I don’t care if you believe that. I respect faith. But to want to teach it to children in public schools is like teaching that crystals have healing powers.

As the eminent Oxford zoologist Richard Dawkins says: “Why insist on adding in a diety?” He calls God a “gratuity.” That is to say, if there were one, what would it matter to those who don’t believe? Life goes on. We’d keep evolving either way.

Science is about finding physical evidence in our world. Religion is personal belief. No evidence required.

I’d have no problem with a sociology or politics class discussing the evolution vs. intelligent design argument as a social phenomenon, but to teach I.D. in a science course as an “alternative theory” is ridiculous. It’s no theory at all.

Teaching that would run against grain for most trained science teachers. A study done seven years ago showed that only 7 percent of National Academy of Sciences members believe in God. Only 5.5 percent of all biologists.

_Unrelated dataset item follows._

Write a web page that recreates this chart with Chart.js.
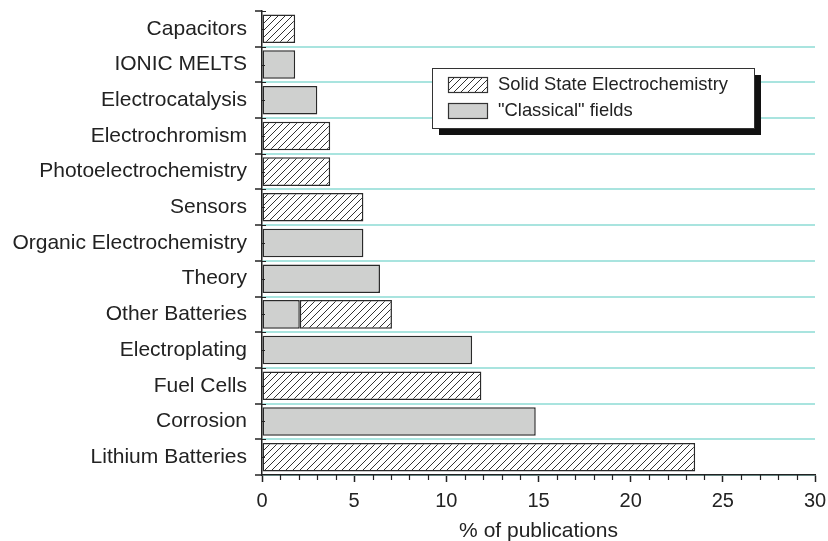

So this comes down to a whole lot of parents, politicians and religionists who want kids to learn Genesis or some variation of it in public schools.

Then there’s me, most scientists and maybe a dozen people I know who say that’s unacceptable.

Can my smallish side possibly win out?


The Honolulu Advertiser’s managing editor came close to saying it all for me in her two-Sundays-ago column: The paper’s series about sending our convicts far from home to do their time is an “investment in readers’time” - i.e. boring and likely left unread.

The points of the articles were that families can’t visit prisoners sent to Mainland jails, kids suffer because they have nothing but occasional phone contact with those moms or dads, the inmates don’t get drug treatment (very little here, either), they get involved with gangs and are not prepared to re-enter Hawaii society.

Also, we’ve sent more than $175 million out of state that could be kept here, although labor costs are much higher here and new prison space on Oahu is hard to come by.

So maybe I should be sympathetic? Why do you suppose it is that I don’t care?

Probably because I figure that once you’re a convicted felon you lose the right to ask anything of society other than lawful treatment behind bars - wherever those bars may be. We don’t love felons, whether of the Class A violent variety or the Class C drug abuse type. We want to be rid of them.

Good people have been urging us to reform our penal system for half of the past century. Fact is, we’re lock-‘em-up folks at heart. A woman I know had her van violently car-jacked by a guy who brutally tossed her on the road and almost ran over her. I hope they put the guy away and lose the key. I don’t say “Gee, maybe he had a bad family life and needs drug treatment and counseling.” They can put him to work digging holes in the Nevada desert for all I care.

So thanks for telling me about the out-of-state incarceration of our criminals and how hard it is on them.

But to be honest, you didn’t cause me any tears.

(Oh-oh, I think I just booted myself out of the Liberal Journalists’ Society.)